A gateway is a system that handles connections between your network(s) and networks external to your site(s) such as the Internet, as shown in Figure 2. Note that both domains have a sendmail gateway host that is the only path out of their networks onto the Internet and, from there, to any other domain. You must customize the *mc file used to create the sendmail.cf file on the gateway system.

Figure 2 A Gateway Can Handle Connections Between Different Communications Protocols

If you have to set up a gateway, find a gateway configuration file that is close to what you need and modify it to fit your situation. Refer to the default /usr/lib/mail/cf/main-v7sun.mc file as an example if you want to write your own .mc file to use on a gateway system.

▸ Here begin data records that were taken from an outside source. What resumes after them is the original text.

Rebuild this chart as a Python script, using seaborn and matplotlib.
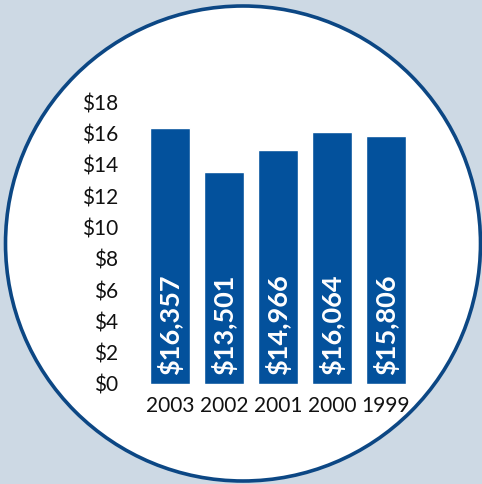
import matplotlib
matplotlib.use('Agg')
import matplotlib.pyplot as plt
from matplotlib.patches import Circle
import seaborn as sns
import pandas as pd

# chart data (values in thousands of dollars)
years = ['2003', '2002', '2001', '2000', '1999']
values = [16.357, 13.501, 14.966, 16.064, 15.806]
bar_labels = ['$16,357', '$13,501', '$14,966', '$16,064', '$15,806']
y_ticks = [0, 2, 4, 6, 8, 10, 12, 14, 16, 18]
y_tick_labels = ['$' + str(t) for t in y_ticks]

BG = '#cdd9e4'
BAR = '#03519c'
RING = '#0c4784'

sns.set_style('white')
plt.rcParams['font.family'] = ['Lato', 'DejaVu Sans']

W, H = 482, 484
fig = plt.figure(figsize=(W / 100, H / 100), dpi=100)
fig.patch.set_facecolor(BG)

# background circle
bg = fig.add_axes([0, 0, 1, 1])
bg.set_xlim(0, W)
bg.set_ylim(H, 0)
bg.axis('off')
bg.add_patch(Circle((243, 243.5), 237.5, facecolor='white', edgecolor=RING, linewidth=2.6))

# bar chart axes, placed in pixel terms
left, right, bottom, top = 140, 416, 384, 102
ax = fig.add_axes([left / W, 1 - bottom / H, (right - left) / W, (bottom - top) / H])
ax.patch.set_alpha(0)

df = pd.DataFrame({'year': years, 'value': values})
sns.barplot(data=df, x='year', y='value', color=BAR, saturation=1, width=0.74, ax=ax)

ax.set_xlim(-0.556, 4.556)
ax.set_ylim(0, 18)
ax.set_yticks(y_ticks)
ax.set_yticklabels(y_tick_labels)
ax.set_xlabel('')
ax.set_ylabel('')
ax.tick_params(axis='y', length=0, pad=16, labelsize=15, labelcolor='#111111')
ax.tick_params(axis='x', length=0, pad=9, labelsize=15, labelcolor='#111111')
for s in ax.spines.values():
    s.set_visible(False)

for i, lab in enumerate(bar_labels):
    ax.text(i, 0.55, lab, rotation=90, ha='center', va='bottom',
            color='white', fontsize=19.5, fontweight='bold')

fig.savefig('out.png', dpi=100, facecolor=BG)
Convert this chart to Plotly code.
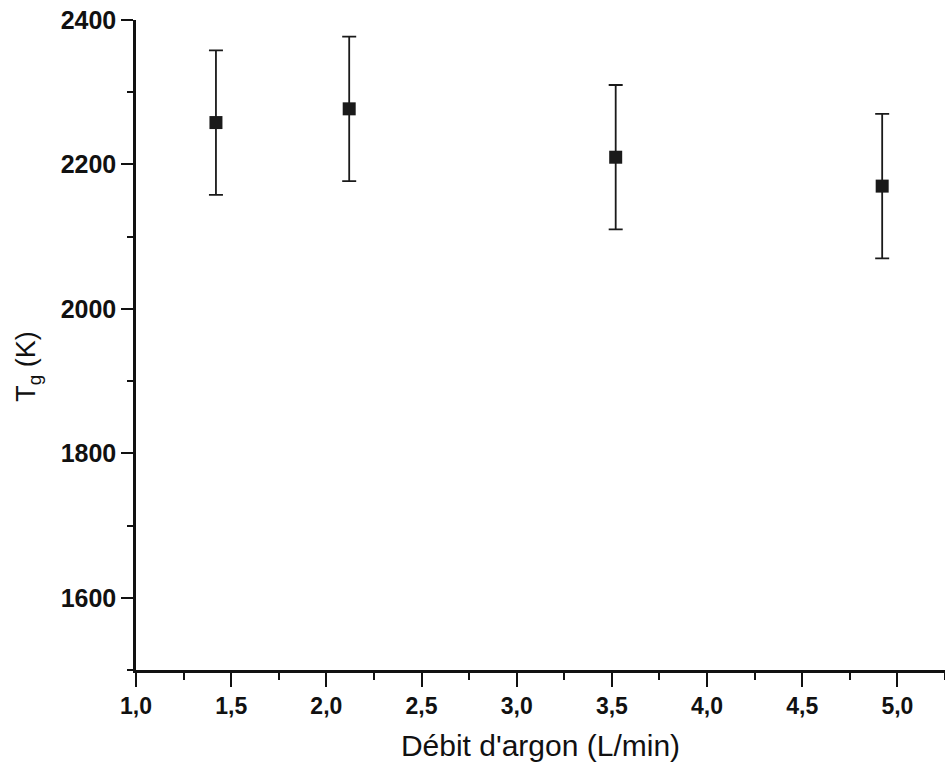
import plotly.graph_objects as go

debit = [1.42, 2.12, 3.52, 4.92]
tg = [2258, 2277, 2210, 2170]
err = [100, 100, 100, 100]
y_ticks = [1600, 1800, 2000, 2200, 2400]
x_ticks = [1.0, 1.5, 2.0, 2.5, 3.0, 3.5, 4.0, 4.5, 5.0]

fig = go.Figure()
fig.add_trace(go.Scatter(
    x=debit, y=tg, mode="markers",
    marker=dict(symbol="square", size=13, color="#1a1a1a"),
    error_y=dict(type="data", array=err, visible=True, color="#1a1a1a", thickness=1.8, width=7),
    showlegend=False,
))

fnt = "Liberation Sans, Arial, sans-serif"
fig.update_layout(
    width=945, height=772,
    margin=dict(l=136, r=0, t=20, b=102),
    paper_bgcolor="white", plot_bgcolor="white",
    separators=", ",
    font=dict(family=fnt, color="#111111"),
    xaxis=dict(
        range=[1.0, 5.25], tickvals=x_ticks, tickformat=".1f",
        showgrid=False, zeroline=False, showline=True, linecolor="#111111", linewidth=2.5,
        ticks="outside", ticklen=14, tickwidth=2, tickcolor="#111111",
        minor=dict(dtick=0.25, tick0=1.0, ticks="outside", ticklen=7, tickwidth=2, tickcolor="#111111"),
        tickfont=dict(size=23, family=fnt, weight="bold"),
        title=dict(text="Débit d'argon (L/min)", font=dict(size=30, family=fnt), standoff=17),
    ),
    yaxis=dict(
        range=[1500, 2400], tickvals=y_ticks,
        showgrid=False, zeroline=False, showline=True, linecolor="#111111", linewidth=2.5,
        ticks="outside", ticklen=12, tickwidth=2, tickcolor="#111111",
        minor=dict(dtick=100, tick0=1500, ticks="outside", ticklen=6, tickwidth=2, tickcolor="#111111"),
        tickfont=dict(size=25, family=fnt, weight="bold"),
    ),
    annotations=[dict(
        text="T<sub>g</sub> (K)", textangle=-90, showarrow=False,
        xref="paper", yref="paper", x=-0.1335, y=0.468,
        xanchor="center", yanchor="middle",
        font=dict(size=27, family=fnt, color="#111111"),
    )],
)
fig.write_html("out.html")
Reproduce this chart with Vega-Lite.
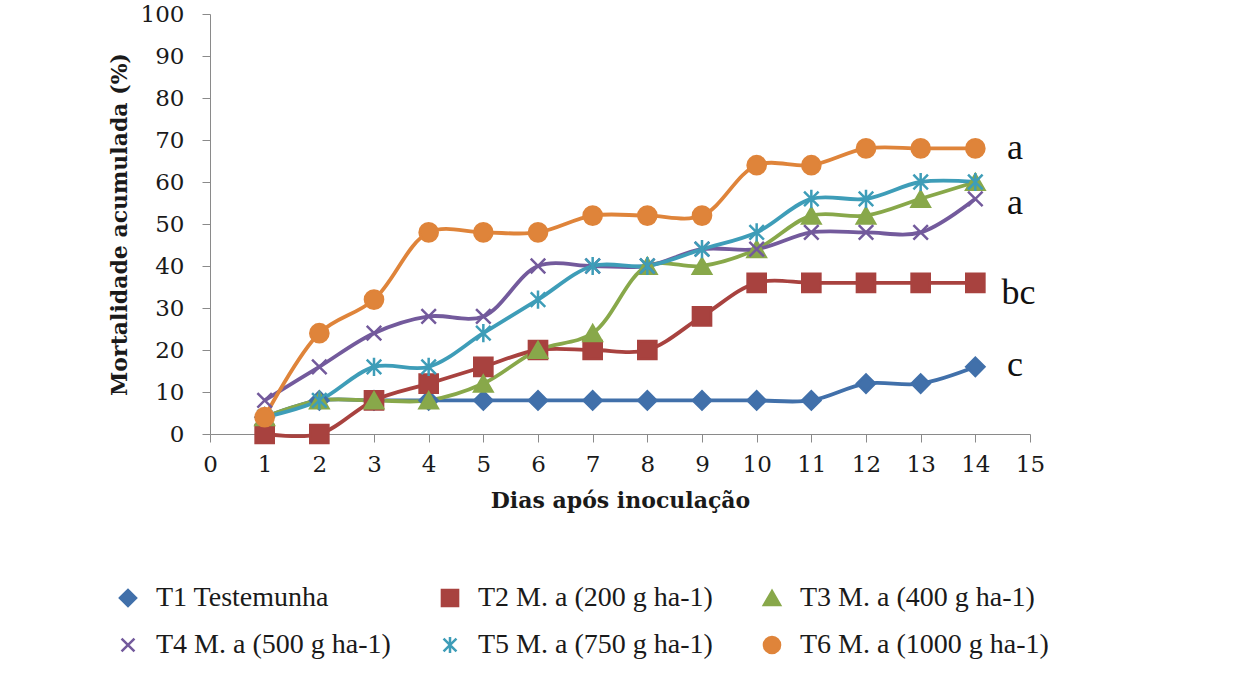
{
  "$schema": "https://vega.github.io/schema/vega-lite/v6.json",
  "width": 820,
  "height": 420,
  "autosize": {"type": "none"},
  "padding": {"left": 210, "top": 14, "right": 203, "bottom": 260},
  "background": "white",
  "config": {
    "view": {"stroke": null},
    "axis": {"grid": false, "domainColor": "#8a8a8a", "tickColor": "#8a8a8a", "tickSize": 8, "labelFont": "DejaVu Serif", "labelFontSize": 23, "labelColor": "#1a1a1a", "titleFont": "DejaVu Serif", "titleFontWeight": "bold", "titleColor": "#1a1a1a"},
    "legend": {"orient": "none", "legendX": -96, "legendY": 570, "columns": 3, "direction": "horizontal", "columnPadding": 45, "rowPadding": 19, "labelFont": "Liberation Serif", "labelFontSize": 28, "labelColor": "#1a1a1a", "labelLimit": 500, "symbolSize": 260, "symbolStrokeWidth": 2.5, "labelOffset": 14, "title": null}
  },
  "datasets": {
    "mort": [
      {"dia": 1, "trat": "T1 Testemunha", "mort": 4}, {"dia": 2, "trat": "T1 Testemunha", "mort": 8}, {"dia": 3, "trat": "T1 Testemunha", "mort": 8}, {"dia": 4, "trat": "T1 Testemunha", "mort": 8}, {"dia": 5, "trat": "T1 Testemunha", "mort": 8}, {"dia": 6, "trat": "T1 Testemunha", "mort": 8}, {"dia": 7, "trat": "T1 Testemunha", "mort": 8}, {"dia": 8, "trat": "T1 Testemunha", "mort": 8}, {"dia": 9, "trat": "T1 Testemunha", "mort": 8}, {"dia": 10, "trat": "T1 Testemunha", "mort": 8}, {"dia": 11, "trat": "T1 Testemunha", "mort": 8}, {"dia": 12, "trat": "T1 Testemunha", "mort": 12}, {"dia": 13, "trat": "T1 Testemunha", "mort": 12}, {"dia": 14, "trat": "T1 Testemunha", "mort": 16},
      {"dia": 1, "trat": "T2 M. a (200 g ha-1)", "mort": 0}, {"dia": 2, "trat": "T2 M. a (200 g ha-1)", "mort": 0}, {"dia": 3, "trat": "T2 M. a (200 g ha-1)", "mort": 8}, {"dia": 4, "trat": "T2 M. a (200 g ha-1)", "mort": 12}, {"dia": 5, "trat": "T2 M. a (200 g ha-1)", "mort": 16}, {"dia": 6, "trat": "T2 M. a (200 g ha-1)", "mort": 20}, {"dia": 7, "trat": "T2 M. a (200 g ha-1)", "mort": 20}, {"dia": 8, "trat": "T2 M. a (200 g ha-1)", "mort": 20}, {"dia": 9, "trat": "T2 M. a (200 g ha-1)", "mort": 28}, {"dia": 10, "trat": "T2 M. a (200 g ha-1)", "mort": 36}, {"dia": 11, "trat": "T2 M. a (200 g ha-1)", "mort": 36}, {"dia": 12, "trat": "T2 M. a (200 g ha-1)", "mort": 36}, {"dia": 13, "trat": "T2 M. a (200 g ha-1)", "mort": 36}, {"dia": 14, "trat": "T2 M. a (200 g ha-1)", "mort": 36},
      {"dia": 1, "trat": "T3 M. a (400 g ha-1)", "mort": 4}, {"dia": 2, "trat": "T3 M. a (400 g ha-1)", "mort": 8}, {"dia": 3, "trat": "T3 M. a (400 g ha-1)", "mort": 8}, {"dia": 4, "trat": "T3 M. a (400 g ha-1)", "mort": 8}, {"dia": 5, "trat": "T3 M. a (400 g ha-1)", "mort": 12}, {"dia": 6, "trat": "T3 M. a (400 g ha-1)", "mort": 20}, {"dia": 7, "trat": "T3 M. a (400 g ha-1)", "mort": 24}, {"dia": 8, "trat": "T3 M. a (400 g ha-1)", "mort": 40}, {"dia": 9, "trat": "T3 M. a (400 g ha-1)", "mort": 40}, {"dia": 10, "trat": "T3 M. a (400 g ha-1)", "mort": 44}, {"dia": 11, "trat": "T3 M. a (400 g ha-1)", "mort": 52}, {"dia": 12, "trat": "T3 M. a (400 g ha-1)", "mort": 52}, {"dia": 13, "trat": "T3 M. a (400 g ha-1)", "mort": 56}, {"dia": 14, "trat": "T3 M. a (400 g ha-1)", "mort": 60},
      {"dia": 1, "trat": "T4 M. a (500 g ha-1)", "mort": 8}, {"dia": 2, "trat": "T4 M. a (500 g ha-1)", "mort": 16}, {"dia": 3, "trat": "T4 M. a (500 g ha-1)", "mort": 24}, {"dia": 4, "trat": "T4 M. a (500 g ha-1)", "mort": 28}, {"dia": 5, "trat": "T4 M. a (500 g ha-1)", "mort": 28}, {"dia": 6, "trat": "T4 M. a (500 g ha-1)", "mort": 40}, {"dia": 7, "trat": "T4 M. a (500 g ha-1)", "mort": 40}, {"dia": 8, "trat": "T4 M. a (500 g ha-1)", "mort": 40}, {"dia": 9, "trat": "T4 M. a (500 g ha-1)", "mort": 44}, {"dia": 10, "trat": "T4 M. a (500 g ha-1)", "mort": 44}, {"dia": 11, "trat": "T4 M. a (500 g ha-1)", "mort": 48}, {"dia": 12, "trat": "T4 M. a (500 g ha-1)", "mort": 48}, {"dia": 13, "trat": "T4 M. a (500 g ha-1)", "mort": 48}, {"dia": 14, "trat": "T4 M. a (500 g ha-1)", "mort": 56},
      {"dia": 1, "trat": "T5 M. a (750 g ha-1)", "mort": 4}, {"dia": 2, "trat": "T5 M. a (750 g ha-1)", "mort": 8}, {"dia": 3, "trat": "T5 M. a (750 g ha-1)", "mort": 16}, {"dia": 4, "trat": "T5 M. a (750 g ha-1)", "mort": 16}, {"dia": 5, "trat": "T5 M. a (750 g ha-1)", "mort": 24}, {"dia": 6, "trat": "T5 M. a (750 g ha-1)", "mort": 32}, {"dia": 7, "trat": "T5 M. a (750 g ha-1)", "mort": 40}, {"dia": 8, "trat": "T5 M. a (750 g ha-1)", "mort": 40}, {"dia": 9, "trat": "T5 M. a (750 g ha-1)", "mort": 44}, {"dia": 10, "trat": "T5 M. a (750 g ha-1)", "mort": 48}, {"dia": 11, "trat": "T5 M. a (750 g ha-1)", "mort": 56}, {"dia": 12, "trat": "T5 M. a (750 g ha-1)", "mort": 56}, {"dia": 13, "trat": "T5 M. a (750 g ha-1)", "mort": 60}, {"dia": 14, "trat": "T5 M. a (750 g ha-1)", "mort": 60},
      {"dia": 1, "trat": "T6 M. a (1000 g ha-1)", "mort": 4}, {"dia": 2, "trat": "T6 M. a (1000 g ha-1)", "mort": 24}, {"dia": 3, "trat": "T6 M. a (1000 g ha-1)", "mort": 32}, {"dia": 4, "trat": "T6 M. a (1000 g ha-1)", "mort": 48}, {"dia": 5, "trat": "T6 M. a (1000 g ha-1)", "mort": 48}, {"dia": 6, "trat": "T6 M. a (1000 g ha-1)", "mort": 48}, {"dia": 7, "trat": "T6 M. a (1000 g ha-1)", "mort": 52}, {"dia": 8, "trat": "T6 M. a (1000 g ha-1)", "mort": 52}, {"dia": 9, "trat": "T6 M. a (1000 g ha-1)", "mort": 52}, {"dia": 10, "trat": "T6 M. a (1000 g ha-1)", "mort": 64}, {"dia": 11, "trat": "T6 M. a (1000 g ha-1)", "mort": 64}, {"dia": 12, "trat": "T6 M. a (1000 g ha-1)", "mort": 68}, {"dia": 13, "trat": "T6 M. a (1000 g ha-1)", "mort": 68}, {"dia": 14, "trat": "T6 M. a (1000 g ha-1)", "mort": 68}
    ],
    "letras": [
      {"dia": 14.58, "mort": 68, "letra": "a"},
      {"dia": 14.58, "mort": 55, "letra": "a"},
      {"dia": 14.48, "mort": 33.5, "letra": "bc"},
      {"dia": 14.58, "mort": 16.5, "letra": "c"}
    ]
  },
  "layer": [
    {
      "data": {"name": "mort"},
      "mark": {"type": "line", "interpolate": "catmull-rom", "strokeWidth": 3.8},
      "encoding": {
        "x": {"field": "dia", "type": "quantitative", "scale": {"domain": [0, 15], "nice": false}, "axis": {"values": [0,1,2,3,4,5,6,7,8,9,10,11,12,13,14,15], "title": "Dias após inoculação", "titleFontSize": 22, "labelPadding": 11, "titlePadding": 14, "labelFlush": false}},
        "y": {"field": "mort", "type": "quantitative", "scale": {"domain": [0, 100], "nice": false}, "axis": {"values": [0,10,20,30,40,50,60,70,80,90,100], "title": "Mortalidade acumulada (%)", "titleFontSize": 22, "titleX": -91, "titleY": 210, "titleBaseline": "middle", "titleAngle": -90, "titleAlign": "center", "labelPadding": 18, "labelFlush": false}},
        "stroke": {"field": "trat", "type": "nominal", "scale": {"domain": ["T1 Testemunha", "T2 M. a (200 g ha-1)", "T3 M. a (400 g ha-1)", "T4 M. a (500 g ha-1)", "T5 M. a (750 g ha-1)", "T6 M. a (1000 g ha-1)"], "range": ["#4170AA", "#A8423F", "#88A84A", "#735A9C", "#3E9DB8", "#DF843A"]}},
        "detail": {"field": "trat"}
      }
    },
    {
      "data": {"name": "mort"},
      "mark": {"type": "point", "filled": true, "opacity": 1, "strokeWidth": 2.5, "size": 330},
      "encoding": {
        "x": {"field": "dia", "type": "quantitative"},
        "y": {"field": "mort", "type": "quantitative"},
        "fill": {"field": "trat", "type": "nominal", "scale": {"domain": ["T1 Testemunha", "T2 M. a (200 g ha-1)", "T3 M. a (400 g ha-1)", "T4 M. a (500 g ha-1)", "T5 M. a (750 g ha-1)", "T6 M. a (1000 g ha-1)"], "range": ["#4170AA", "#A8423F", "#88A84A", "#735A9C", "#3E9DB8", "#DF843A"]}},
        "stroke": {"field": "trat", "type": "nominal"},
        "shape": {"field": "trat", "type": "nominal", "scale": {"domain": ["T1 Testemunha", "T2 M. a (200 g ha-1)", "T3 M. a (400 g ha-1)", "T4 M. a (500 g ha-1)", "T5 M. a (750 g ha-1)", "T6 M. a (1000 g ha-1)"], "range": ["diamond", "square", "triangle-up", "M-0.8,-0.8L0.8,0.8M-0.8,0.8L0.8,-0.8", "M-0.8,-0.8L0.8,0.8M-0.8,0.8L0.8,-0.8M0,-1L0,1", "circle"]}}
      }
    },
    {
      "data": {"name": "letras"},
      "mark": {"type": "text", "align": "left", "baseline": "middle", "font": "Liberation Serif", "fontSize": 36, "color": "#111111"},
      "encoding": {
        "x": {"field": "dia", "type": "quantitative"},
        "y": {"field": "mort", "type": "quantitative"},
        "text": {"field": "letra"}
      }
    }
  ]
}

The process you use to create sendmail configuration files has been changed. You must create a file with a .mc suffix and use the m4 macro processor and provided sendmail m4 macro files to build the sendmail.cf file. See "Testing the Rewriting Rules—the -bt Flag" on page 54 for more information.

Mail Hub

A mail hub is a system that you designate as the main mail system on your network. The mail hub is the system to which other systems at the site forward mail that they cannot deliver. You designate a system as a mail hub by adding the word mailhost to the Internet Protocol (IP) address line in the system's /etc/hosts file or by adding a mailhost A (address) record to DNS for the mail hub in question. You should also write a *.mc file specific to your domain for your mail hub.

A mail hub is any system that stores mailboxes in the /var/mail directory. The mail hub is responsible for routing all of the mail from a client. When a client sends mail, the mail hub puts it in a queue for delivery. Once the mail is in the queue, the client can reboot or turn off the system without losing the mail messages. When the recipient gets mail from a client, the path in the From: line of the message contains the name of the mail hub. If the recipient chooses to respond, the response goes to the user's mailbox on the server.

When the mailbox is on a mail hub, messages are delivered to the server, not directly to the client's system. When the mailbox is on the user's local system, the local system acts as its own mail hub if it does not mount /var/mail from another system.

If the mail hub is not the user's local system, users with NFS can mount the /var/mail directory in the /etc/vfstab file, use the automounter, or log in to the mail hub to read their mail.

A good candidate for a mail hub is a system with good network connectivity with a large amount of disk space for spooling incoming e-mail. The system should be backed up regularly. If your mail hub also doubles as your gateway, it should have connectivity to the Internet. If you have a stand-alone system that is not networked but is in a time-sharing configuration, you can treat the stand-alone as the mail hub of a one-system network. Similarly, if you have several systems on an Ethernet and none have phone lines, you can designate one as the mail hub. The mail hub can also provide home directories for users.

If the mail hub for a domain does not also store user home directories, it should at least be able to automount the home directories for all users. The mail hub needs to examine the .forward file in a user's home directory when trying to deliver messages to that user in case the user's e-mail is being forwarded to another location. If each user's home directory is not available to the mail hub, such forwarding does not work properly.

Table 1 shows some sample statistics about the size of mail messages and mail traffic at a computer company with about 200 employees who transmit large numbers of binaries (PDF files, executables, Excel spreadsheets, PowerPoint presentations) as attachments.

Table 1 Sample Statistics for Mail Messages and Traffic



10 Kbytes

Average size of an e-mail message.

1 Mbyte

Amount of mail received by an average user in one day.

1 Mbyte

Small mailbox size (user reads mail regularly and stores messages elsewhere).

200 Mbytes

Large mailbox size (user stores long-term mail in /var/mail mailbox).

50-75 Mbyte

Recommended spooling space to allocate for each user's mailbox, based on the figures in this table.

Mail Client

A mail client is any system that enables a user's mail spool file to be read through an NFS mount of /var/mail from a mail hub and, therefore, does not have a local /var/mail directory. You must make sure the mail client has the appropriate entry in the /etc/vfstab file and a mount point to mount the mailbox from the mail server or that it automounts the /var/mail directory.


Mail clients often run sendmail, but they do not (or should not) listen for incoming sendmail connections from the network. Mail clients simply run sendmail so that sendmail can transmit e-mail sent from within the mail client to the nearest mail hub for processing.